# Easy to switch Uber account from one city to another?



## BostonTaxiDriver (Nov 23, 2014)

Does anybody know if it is relatively easy to switch from being a driver in Boston to a drivrr in Chicago, for instance?

I imagine one MUST register the car in Illinois and get IL plates, a new inspection and new insurance before the app can accept pings?

So, the Uber app would not work in another part of the country without re-registering from...maybe even starting with a 5.0 rating again?

I have driven UberTaxi in Boston for almost one year but may change to UberX, then eventuallyvmove to Chicago (Land of Lincoln...err..Land of low 85 cents per mile rides).


----------



## troubleinrivercity (Jul 27, 2014)

Yes it is relatively easy to become an Uber driver in a new city because it is relatively easy to become an Uber driver. They don’t care that you’ve driven before, sorry, and you’ll start with a totally fresh account. It will probably take longer though, as it did me, since my new state’s driver’s license did not reflect that 1-year’s driving history.
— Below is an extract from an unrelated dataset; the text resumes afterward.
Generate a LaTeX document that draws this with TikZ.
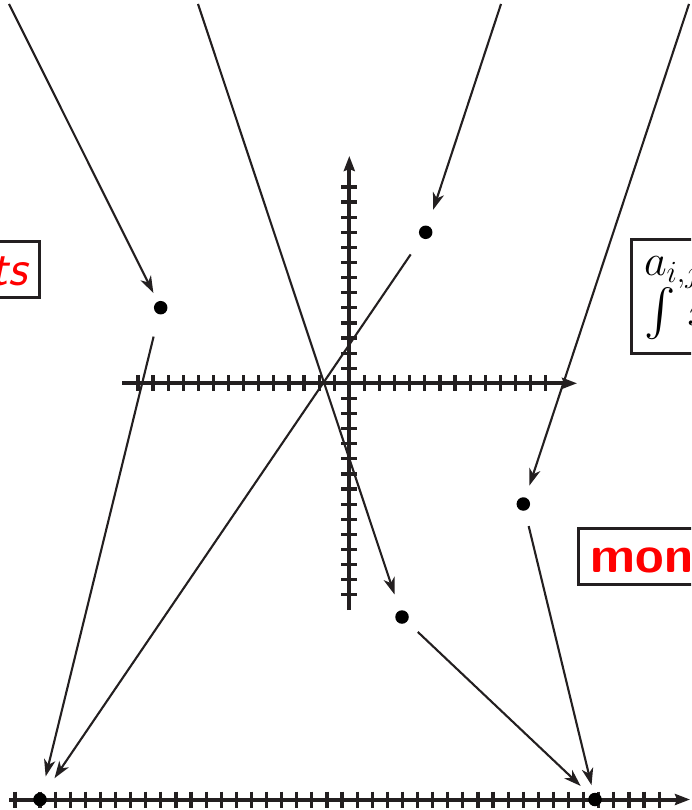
\RequirePackage{fix-cm}
\documentclass[tikz,border=0pt]{standalone}
\usepackage{exscale}
\usepackage{graphicx}
\usetikzlibrary{arrows.meta}
\definecolor{ink}{RGB}{35,31,32}
\tikzset{
  axisline/.style={draw=ink, line width=4pt, -{Stealth[length=15pt,width=11pt,inset=2pt]}},
  tickmark/.style={draw=ink, line width=3.2pt},
  conn/.style={draw=ink, line width=2.1pt, -{Stealth[length=17pt,width=11.5pt,inset=5pt]}},
  dotnode/.style={circle, fill=black, minimum size=13.5pt, inner sep=0pt, outer sep=0pt},
  labelbox/.style={draw=ink, line width=2.6pt, inner xsep=12.5pt, inner ysep=10pt,
    text height=34pt, text depth=2pt, outer sep=0pt, text=red},
  mathtext/.style={inner sep=0pt, outer sep=0pt, font=\fontsize{44}{50}\selectfont, anchor=base west},
}
\begin{document}
\begin{tikzpicture}[x=1pt,y=-1pt]
\useasboundingbox (0,0) rectangle (691,810);
\clip (0,0) rectangle (691,810);
% axis end points
\coordinate (hl) at (122,383.3);
\coordinate (hr) at (577,383.3);
\coordinate (vb) at (349.3,610);
\coordinate (vt) at (349.3,156);
\coordinate (bl) at (9,799.5);
\coordinate (br) at (690,799.5);
% ticks
\foreach \k in {1,...,14} \draw[tickmark] ({349.3-15.1*\k},375.3) -- ++(0,16);
\foreach \k in {1,...,13} \draw[tickmark] ({349.3+15.1*\k},375.3) -- ++(0,16);
\foreach \k in {1,...,13} \draw[tickmark] (341.3,{383.3-15.1*\k}) -- ++(16,0);
\foreach \k in {1,...,14} \draw[tickmark] (341.3,{383.3+15.1*\k}) -- ++(16,0);
\draw[tickmark] (15,791.5) -- ++(0,16);
\foreach \k in {0,...,41} \draw[tickmark] ({40+15.1*\k},791.5) -- ++(0,16);
% axes
\draw[axisline] (hl) -- (hr);
\draw[axisline] (vb) -- (vt);
\draw[axisline] (bl) -- (br);
% dots
\node[dotnode] (A) at (160.7,307.7) {};
\node[dotnode] (B) at (425.7,232.3) {};
\node[dotnode] (C) at (523.3,504) {};
\node[dotnode] (D) at (402,617) {};
\node[dotnode] (E) at (40,799.5) {};
\node[dotnode] (F) at (595,799.5) {};
% free ends at the top
\coordinate (s1) at (9,4);
\coordinate (s2) at (198,4);
\coordinate (s3) at (501,4);
\coordinate (s4) at (689,4);
% connectors
\draw[conn, shorten >=9.6pt] (s1) -- (A);
\draw[conn, shorten >=17pt] (s2) -- (D);
\draw[conn, shorten >=17pt] (s3) -- (B);
\draw[conn, shorten >=12.7pt] (s4) -- (C);
\draw[conn, shorten <=23pt, shorten >=17pt] (A) -- (E);
\draw[conn, shorten <=20pt, shorten >=19pt] (B) -- (E);
\draw[conn, shorten <=15pt, shorten >=13pt] (D) -- (F);
\draw[conn, shorten <=16pt, shorten >=8pt] (C) -- (F);
% boxes
\node[labelbox, font=\fontsize{52}{60}\selectfont\sffamily\itshape, anchor=base east] (ts) at (39.3,285.5) {ts};
\node[labelbox, font=\fontsize{52}{60}\selectfont\sffamily\bfseries, anchor=base west] (mon) at (578.3,572.5) {mon};
\node[draw=ink, line width=2.6pt, minimum width=150pt, minimum height=114.4pt, inner sep=0pt, outer sep=0pt, anchor=north west] (mbox) at (631.3,239.3) {};
\node[mathtext] (m1) at (644,275.5) {$a_{i,j}$};
\node[mathtext] (m2) at (644,325) {$\vcenter{\hbox{\scalebox{1.89}{$\int$}}}\mkern5mu x$};
\end{tikzpicture}
\end{document}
You are right about changing everything over before you can even really apply, except curiously, the insurance. Uber CA took my Illinois insurance (which should not cover a California resident), because literally Uber does not care one damned wink if UberX’s are privately insured within the law.


----------



## Tim In Cleveland (Jul 28, 2014)

You can't just keep driving on your old account? Does it refuse to sign in if you're out of your market? I drive in Cleveland and Akron is considered another market but my account seemed to work there when I turned it on for the drive back to Cleveland (although I got no pings).


----------



## troubleinrivercity (Jul 27, 2014)

As Uber has merged California into a single activated zone, it has probably done so with Ohio, DC and NY tristate areas, etc.

Anyway Uber will have you reapply, the offices from one region to the next are totally separate.


----------



## uberguy_in_ct (Dec 29, 2014)

Uber can't merge NY tristate because of much different regulations in NY. But if you drive in Connecticut you can drive in NJ and vice versa.


----------



## chi1cabby (May 28, 2014)

R


BostonTaxiDriver said:


> I imagine one MUST register the car in Illinois and get IL plates, a new inspection and new insurance before the app can accept pings?


It's commonplace to see cars with Indiana, Michigan & Wisconsin plates doing UberX in Chicago. So I don't think you'd have to switch your vehicle registration, Drivers License or insurance to be able to drive in Chicago.
But you'll have to get a car inspection. Send an email to [email protected] to get the process details.


----------